Dick LeBeau, the Steelers’ defensive coordinator, who is in his 50th year of pro football, called it the greatest defensive play in the 43 Super Bowls.

But the Pittsburgh defense spent the night defending the deep play and, in the fourth quarter, Warner mined the open middle of the field on hurry-up drives. Fitzgerald, who had four 100-yard receiving games in the postseason, scored with a leap over a defender, Ike Taylor, for a 1-yard touchdown that cut the Pittsburgh lead to 20-14 midway through the fourth quarter.

Then the Steelers committed a mistake. Pinned deep in their own territory, center Justin Hartwig was called for holding in the end zone — an automatic safety — trimming the lead to 4.

The Steelers’ advantage didn’t last much longer. On the second play of the Cardinals’ next drive, Warner, who completed 31 of 43 passes for 377 yards, hit Fitzgerald short, in the middle of the field. Fitzgerald took one step beyond a scrum of defenders and was gone, sprinting so freely he watched himself score on the big screen in the stadium.

The Super Bowl crowd of 70,774, fiercely tilted toward the Steelers, fell silent. On the sideline, Coach Mike Tomlin was relieved that the Cardinals had not taken more time off the clock.

“This has been our story all year,” Tomlin said. “Steelers football is 60 minutes. It’s never going to be pretty.”

Roethlisberger was a disaster in his first Super Bowl in 2006 even as the Steelers won. Rattled by his own nerves, he completed 9 of 21 passes and threw 2 interceptions.

In this Super Bowl, Roethlisberger was calm enough to gather his offense before its final drive and remind the Steelers of the film study they had done all season. “I said, ‘It’s now or never, guys,’ ” Roethlisberger said. “ ‘You’ll be remembered forever if you do this.’ ”

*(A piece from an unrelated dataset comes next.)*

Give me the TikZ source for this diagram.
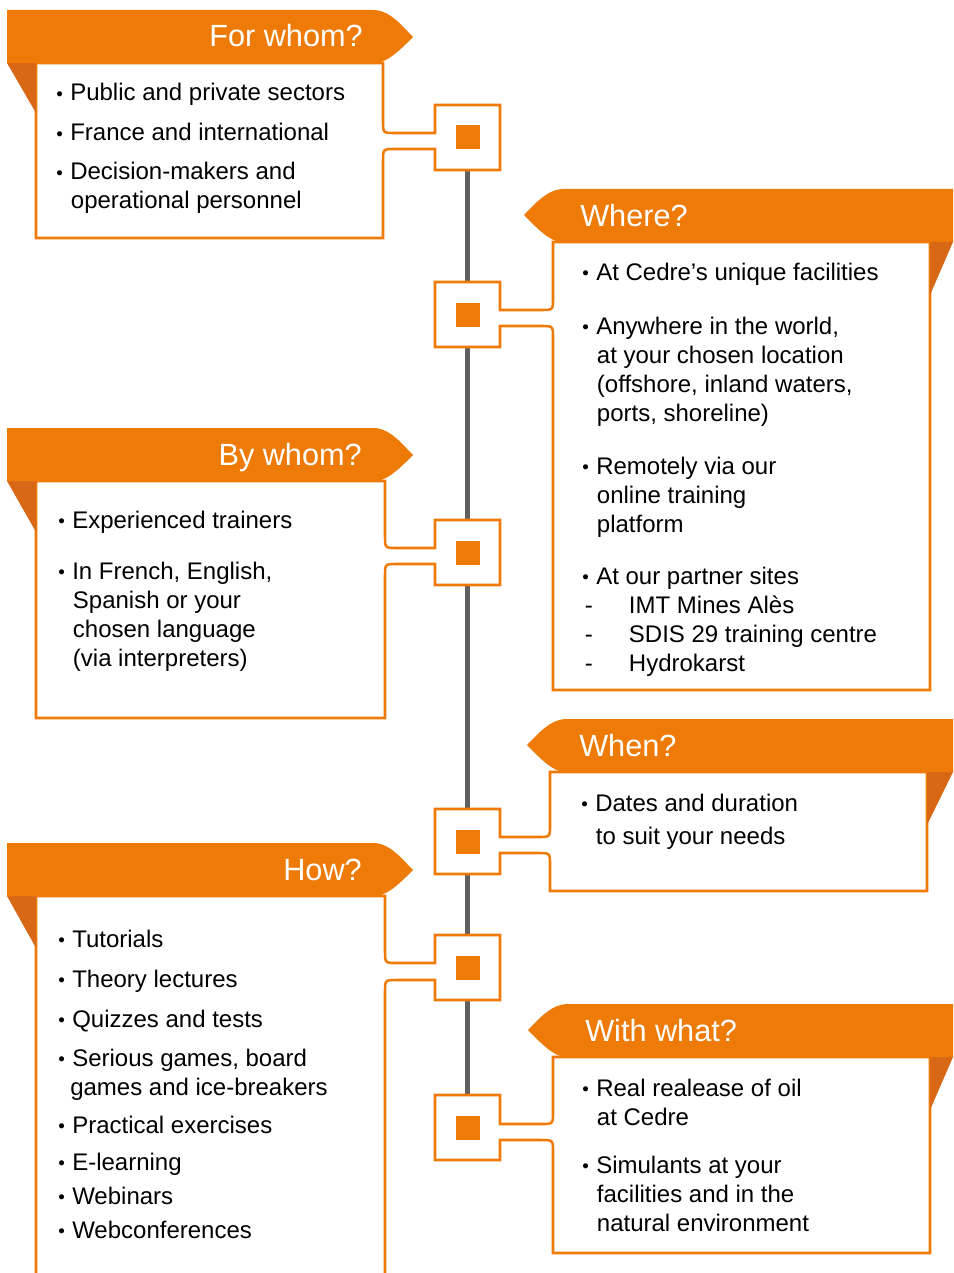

All night, Roethlisberger, criticized this season for taking too many sacks and fumbling too many times, kept plays alive by scrambling out of trouble and dodging sacks, by leading two surprisingly easy drives to build a quick 10-point lead. On the Steelers’ final drive, he operated the no-huddle offense like the veteran he has become. In all, Roethlisberger completed 21 of 30 passes for 256 yards. Holmes, the game’s most valuable player, caught 9 passes for 131 yards.

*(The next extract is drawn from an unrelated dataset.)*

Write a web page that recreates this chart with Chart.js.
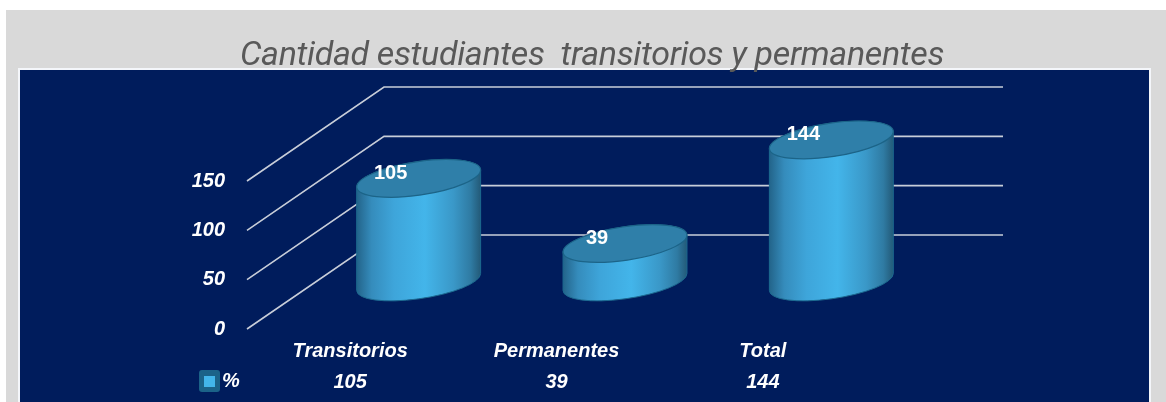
<!DOCTYPE html>
<html lang="es">
<head>
<meta charset="utf-8">
<title>Cantidad estudiantes transitorios y permanentes</title>
<script src="https://cdn.jsdelivr.net/npm/chart.js@4"></script>
<style>
  html, body { margin: 0; padding: 0; background: #fff; overflow: hidden; }
  #page { position: relative; width: 1166px; height: 402px; overflow: hidden; }
  #panel { position: absolute; left: 6px; top: 10px; right: 0; bottom: 0; background: #d9d9d9; }
  #plot { position: absolute; left: 18px; top: 68px; width: 1129px; height: 340px; background: #001c5c; border: 2px solid #f4f6fa; }
  #chartTitle {
    position: absolute; left: 0; top: 32px; width: 1184px; margin: 0; text-align: center; white-space: pre;
    font: italic 400 34px/42px Roboto, "Liberation Sans", Arial, sans-serif; letter-spacing: -0.34px; color: #595959; z-index: 2;
  }
  #chart { position: absolute; left: 0; top: 0; z-index: 1; }
</style>
</head>
<body>
<div id="page">
  <div id="panel"></div>
  <div id="plot"></div>
  <h1 id="chartTitle">Cantidad estudiantes  transitorios y permanentes</h1>
  <canvas id="chart" width="1166" height="402"></canvas>
</div>
<script>
const categories = ['Transitorios', 'Permanentes', 'Total'];
const percentValues = [105, 39, 144];
const seriesName = '%';
const yTicks = [0, 50, 100, 150];

// how far the back wall sits from the front plane
const DEPTH_X = 137;
const DEPTH_Y = -94;
const TEXT_FONT = '"Liberation Sans", Arial, sans-serif';

// walls: lines on the left side wall and the back wall
const wallGrid = {
  id: 'wallGrid',
  beforeDatasetsDraw(chart) {
    const { ctx, scales: { x, y } } = chart;
    ctx.save();
    ctx.strokeStyle = '#c8ced9';
    ctx.lineWidth = 1.6;
    yTicks.forEach(v => {
      const py = y.getPixelForValue(v);
      ctx.beginPath();
      ctx.moveTo(x.left, py);
      ctx.lineTo(x.left + DEPTH_X, py + DEPTH_Y);
      ctx.lineTo(x.right + DEPTH_X, py + DEPTH_Y);
      ctx.stroke();
    });
    ctx.restore();
  }
};

// bars are kept transparent, the cylinders are drawn on top of their elements
const cylinders = {
  id: 'cylinders',
  afterDatasetsDraw(chart) {
    const { ctx } = chart;
    const meta = chart.getDatasetMeta(0);
    const tilt = -8.4 * Math.PI / 180;
    const bBase = 16.7;
    meta.data.forEach((bar, i) => {
      const cx = bar.x + DEPTH_X / 2;
      const top = bar.y + DEPTH_Y / 2;
      const bottom = bar.base + DEPTH_Y / 2;
      const halfW = bar.width / 2;
      const a = halfW * 1.011;
      const b = bBase;
      const t0 = Math.atan2(b * Math.sin(-tilt), a * Math.cos(tilt));

      const grad = ctx.createLinearGradient(cx - halfW, 0, cx + halfW, 0);
      grad.addColorStop(0, '#23648a');
      grad.addColorStop(0.12, '#358cbc');
      grad.addColorStop(0.3, '#3ea5da');
      grad.addColorStop(0.55, '#43b5ea');
      grad.addColorStop(0.78, '#3a98c8');
      grad.addColorStop(0.92, '#2f7ba3');
      grad.addColorStop(1, '#235a78');

      ctx.save();
      ctx.beginPath();
      ctx.ellipse(cx, bottom, a, b, tilt, t0, t0 + Math.PI);
      ctx.ellipse(cx, top, a, b, tilt, t0 + Math.PI, t0 + 2 * Math.PI);
      ctx.closePath();
      ctx.fillStyle = grad;
      ctx.fill();
      ctx.strokeStyle = '#1c6a90';
      ctx.lineWidth = 1;
      ctx.stroke();

      ctx.beginPath();
      ctx.ellipse(cx, top, a, b, tilt, 0, 2 * Math.PI);
      ctx.fillStyle = '#2f7fa9';
      ctx.fill();
      ctx.strokeStyle = '#1c6488';
      ctx.lineWidth = 1.2;
      ctx.stroke();

      ctx.fillStyle = '#fff';
      ctx.font = 'bold 20px ' + TEXT_FONT;
      ctx.textAlign = 'center';
      ctx.textBaseline = 'middle';
      ctx.fillText(String(percentValues[i]), cx - 28, top - 5);
      ctx.restore();
    });
  }
};

// legend key and series name, in the row of values under the axis
const tableKey = {
  id: 'tableKey',
  afterDraw(chart) {
    const { ctx, scales: { x } } = chart;
    const py = x.bottom - 21;
    ctx.save();
    ctx.fillStyle = '#1b6288';
    ctx.beginPath();
    ctx.roundRect(199, py - 11, 21, 22, 3);
    ctx.fill();
    ctx.fillStyle = '#43b5ea';
    ctx.fillRect(204, py - 5, 11, 11);
    ctx.fillStyle = '#fff';
    ctx.font = 'italic bold 20px ' + TEXT_FONT;
    ctx.textAlign = 'left';
    ctx.textBaseline = 'middle';
    ctx.fillText(seriesName, 222, py);
    ctx.restore();
  }
};

const axisFont = { family: TEXT_FONT, size: 20, style: 'italic', weight: 'bold' };

new Chart(document.getElementById('chart'), {
  type: 'bar',
  data: {
    labels: categories,
    datasets: [{
      label: seriesName,
      data: percentValues,
      backgroundColor: 'transparent',
      borderWidth: 0,
      barPercentage: 0.6,
      categoryPercentage: 1
    }]
  },
  plugins: [wallGrid, cylinders, tableKey],
  options: {
    responsive: false,
    animation: false,
    layout: { padding: { left: 147, right: 300, top: 181, bottom: 0 } },
    plugins: {
      legend: { display: false },
      title: { display: false },
      tooltip: { enabled: false }
    },
    scales: {
      x: {
        grid: { display: false, drawTicks: false },
        border: { display: false },
        afterFit(scale) { scale.height = 73; },
        ticks: {
          color: '#fff',
          padding: 7,
          maxRotation: 0,
          font: { ...axisFont, lineHeight: '31px' },
          callback(value, i) {
            return [categories[i], String(percentValues[i])];
          }
        }
      },
      y: {
        min: 0,
        max: 150,
        grid: { display: false, drawTicks: false },
        border: { display: false },
        afterFit(scale) { scale.width = 100; },
        afterBuildTicks(scale) { scale.ticks = yTicks.map(value => ({ value })); },
        ticks: {
          color: '#fff',
          padding: 22,
          font: axisFont
        }
      }
    }
  }
});
</script>
</body>
</html>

Roethlisberger and Holmes connected for one pass of 14 yards, then another for 13 yards. Later, Roethlisberger scrambled for 4 yards and hit Holmes again for 40 yards. Finally, he found Holmes in the back corner of the end zone for the winner, Holmes dragging his feet inbounds while his body fell out.

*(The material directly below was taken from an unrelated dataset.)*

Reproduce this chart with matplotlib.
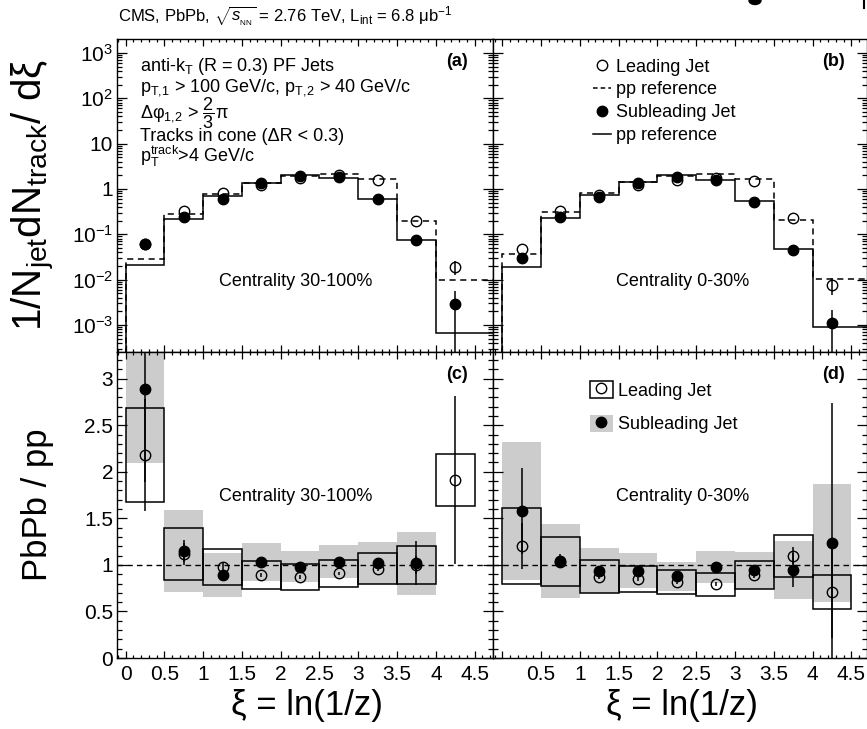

“Oh my God, I don’t believe it,” Harrison said. “They won us the game. Our offense came through for us when we really needed it. We went out there and gave up a big touchdown, and our offense came through at the end.”

Not many people would have figured that if their defense gave way, the Steelers would still win. But even in Pittsburgh’s great 1970s years, the offense made enough plays to make the highlight reel and to get Harris’s Immaculate Reception immortalized in a statue that stands sentry at the Pittsburgh airport.

At the entrance to the Steelers’ offices, there is a room that houses the five Lombardi Trophies the franchise has already won. Players walk by them every day on their way to meetings, a daily reminder of the legend they can only hope to add to.

The Cardinals, in their very first Super Bowl, dispelled the gloom that had surrounded their franchise for years with this run. But in the final moments, the magic dust blew away, and it was the Steelers who added more luster to their glittering history.

“You are seconds away from my crying in the locker room and them being out here,” safety Troy Polamalu said. “That’s how amazing this game is.”